彼女が成人するまでに、国籍を日本籍から中国籍に変えたい場合、手続きを踏めば問題なく変更は可能。また、名前も中国式の名前に変えることも1回は許されるし、日本の名前のままでもいいそうだ。
=======<<2021年7月12日追加分>>========================
日本で生まれ育ったのに中国籍扱いとなり、中国ビザが発給されない?
このLiang@上海さんからのリプを見て衝撃を受けました。え?どういうことなんだと。そっからまた色々調べてみました。
在中国日本大使館のページにはこう書かれていました。
(注)中国の国籍法は、父母の双方又は一方が中国の公民で、本人が中国で生まれた場合は、中国の国籍を有することとなり、かつ、二重国籍を認めていませんが、北京市出身の親をもつ二重国籍の子どもに対して、日本国パスポートに「出境カード」や「通行証」が交付される場合もあるようです。しかし、北京市以外の多くの都市出身の親をもつ子供は、中国国籍法からみると中国国籍だけを有することとなり、中国国籍法が二重国籍を認めていないため、日本国パスポートで出国することができないこととなり、中国パスポートを取得し日本へのビザを申請する方法となります。これらを理解していただいた上で、日本国パスポートを申請することはできます。

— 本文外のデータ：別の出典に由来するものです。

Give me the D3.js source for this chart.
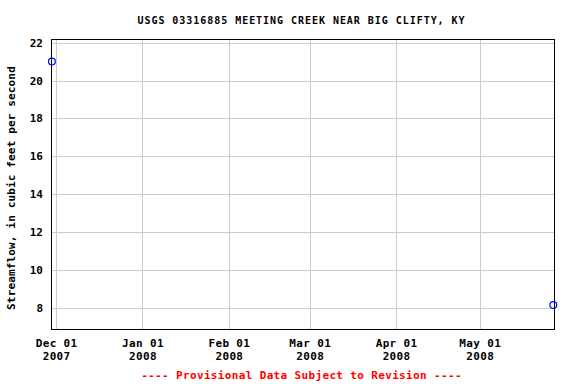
<!DOCTYPE html>
<html><head><meta charset="utf-8">
<script src="https://cdn.jsdelivr.net/npm/d3@7"></script>
<style>body{margin:0;background:#fff}svg{display:block}text{font-family:"DejaVu Sans Mono",monospace;font-weight:bold}</style>
</head><body>
<script>
const title = "USGS 03316885 MEETING CREEK NEAR BIG CLIFTY, KY";
const yLabel = "Streamflow, in cubic feet per second";
const footer = "---- Provisional Data Subject to Revision ----";
const dates = ["2007-11-29T12:00", "2008-05-27T10:00"];
const flows = [21.0, 8.14];
const yTicks = [8, 10, 12, 14, 16, 18, 20, 22];
const xTickDates = ["2007-12-01", "2008-01-01", "2008-02-01", "2008-03-01", "2008-04-01", "2008-05-01"];
const xTickLabels = [["Dec 01","2007"],["Jan 01","2008"],["Feb 01","2008"],["Mar 01","2008"],["Apr 01","2008"],["May 01","2008"]];
const xDomain = ["2007-11-29T04:00", "2008-05-27T16:00"];
const yDomain = [6.875, 22.195];

const W = 576, H = 384;
const m = {l: 51, r: 554, t: 39, b: 329};
const parse = d3.isoParse;
const svg = d3.select("body").append("svg").attr("width", W).attr("height", H);
const x = d3.scaleTime().domain(xDomain.map(parse)).range([m.l, m.r]);
const y = d3.scaleLinear().domain(yDomain).range([m.b, m.t]);

// grid
svg.append("g").selectAll("line.h").data(yTicks).join("line")
  .attr("x1", m.l).attr("x2", m.r).attr("y1", d => Math.round(y(d)) + 0.5).attr("y2", d => Math.round(y(d)) + 0.5)
  .attr("stroke", "#cccccc").attr("stroke-width", 1);
svg.append("g").selectAll("line.v").data(xTickDates).join("line")
  .attr("x1", d => Math.round(x(parse(d))) + 0.5).attr("x2", d => Math.round(x(parse(d))) + 0.5).attr("y1", m.t).attr("y2", m.b)
  .attr("stroke", "#cccccc").attr("stroke-width", 1);

// frame
svg.append("rect").attr("x", m.l + 0.5).attr("y", m.t + 0.5).attr("width", m.r - m.l).attr("height", m.b - m.t)
  .attr("fill", "none").attr("stroke", "#000").attr("stroke-width", 1);

// y axis labels
const yAxis = d3.axisLeft(y).tickValues(yTicks).tickSize(0).tickPadding(8).tickFormat(d3.format("d"));
const gy = svg.append("g").attr("transform", `translate(${m.l},0)`).call(yAxis);
gy.select(".domain").remove();
gy.selectAll("text").style("font-family", '"DejaVu Sans Mono",monospace').style("font-weight", "bold").style("font-size", "11px").attr("fill", "#000");

// x axis labels
const xAxis = d3.axisBottom(x).tickValues(xTickDates.map(parse)).tickSize(0).tickFormat("");
const gx = svg.append("g").attr("transform", `translate(0,${m.b})`).call(xAxis);
gx.select(".domain").remove();
gx.selectAll(".tick").each(function(d, i) {
  const t = d3.select(this).append("text").attr("text-anchor", "middle").attr("fill", "#000")
    .style("font-size", "11px").style("letter-spacing", "0.35px");
  t.append("tspan").attr("x", 0).attr("y", 18).text(xTickLabels[i][0]);
  t.append("tspan").attr("x", 0).attr("y", 31).text(xTickLabels[i][1]);
});

// points
svg.append("g").selectAll("circle").data(dates.map((d, i) => ({d: parse(d), v: flows[i]}))).join("circle")
  .attr("cx", d => x(d.d)).attr("cy", d => y(d.v)).attr("r", 3.4)
  .attr("fill", "none").attr("stroke", "#0000ff").attr("stroke-width", 1.2);

// title
svg.append("text").attr("x", 301.5).attr("y", 24).attr("text-anchor", "middle")
  .style("font-size", "10px").style("letter-spacing", "0.96px").attr("fill", "#000").text(title);
// y label
svg.append("text").attr("transform", `translate(14.5,${188}) rotate(-90)`).attr("text-anchor", "middle")
  .style("font-size", "11px").style("letter-spacing", "0.15px").attr("fill", "#000").text(yLabel);
// footer
svg.append("text").attr("x", 301.5).attr("y", 378.5).attr("text-anchor", "middle")
  .style("font-size", "11px").style("letter-spacing", "0.35px").attr("fill", "#ff0000").text(footer);
</script>
</body></html>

な、なんと、中国で生まれただけで中国籍を有することになる??パスポートを持ってもないのに??
更に、こんな情報も発見した。
中国の国籍法 第三条と五条をご覧ください。二重国籍を認めていない けど、親が中国人なら海外で生まれても中国国籍はあるよ、中国人側が海外の永住権を持っていない場合、自動的にその夫婦の子供にはどこで産まれても中国の国籍がある ということだそう。
★中国では、国籍がある ≠ 戸籍(户口)がある ←これが日本人の私たちにはわかりにくい★
➡戸籍がないので中国パスポートは取れない、中国の国籍がある(中国から見れば中国人なため)ので、中国渡航するための中国の滞在ビザがもらえない(日本のパスポートに中国滞在のためのビザは貼ってもらえない、申請できない)→旅行証があれば中国入国、中国人なので滞在が可能
これは複雑過ぎやしないか…海外で生まれても中国籍を有すと見做されるとは…Liang@上海さんのケースはまさにこれではないか。ただ、私の息子は普通に帯同ビザは取れた。今は昔と比べ厳しくチェックするようになっているのか?
こちらの内容も分かりやすくまとめられています。ご参考まで。
重国籍問題、想像以上に相当難しくややこしい話だった。今後も情報を収集して娘の将来にとってベストな選択が出来るようにしたいと思う。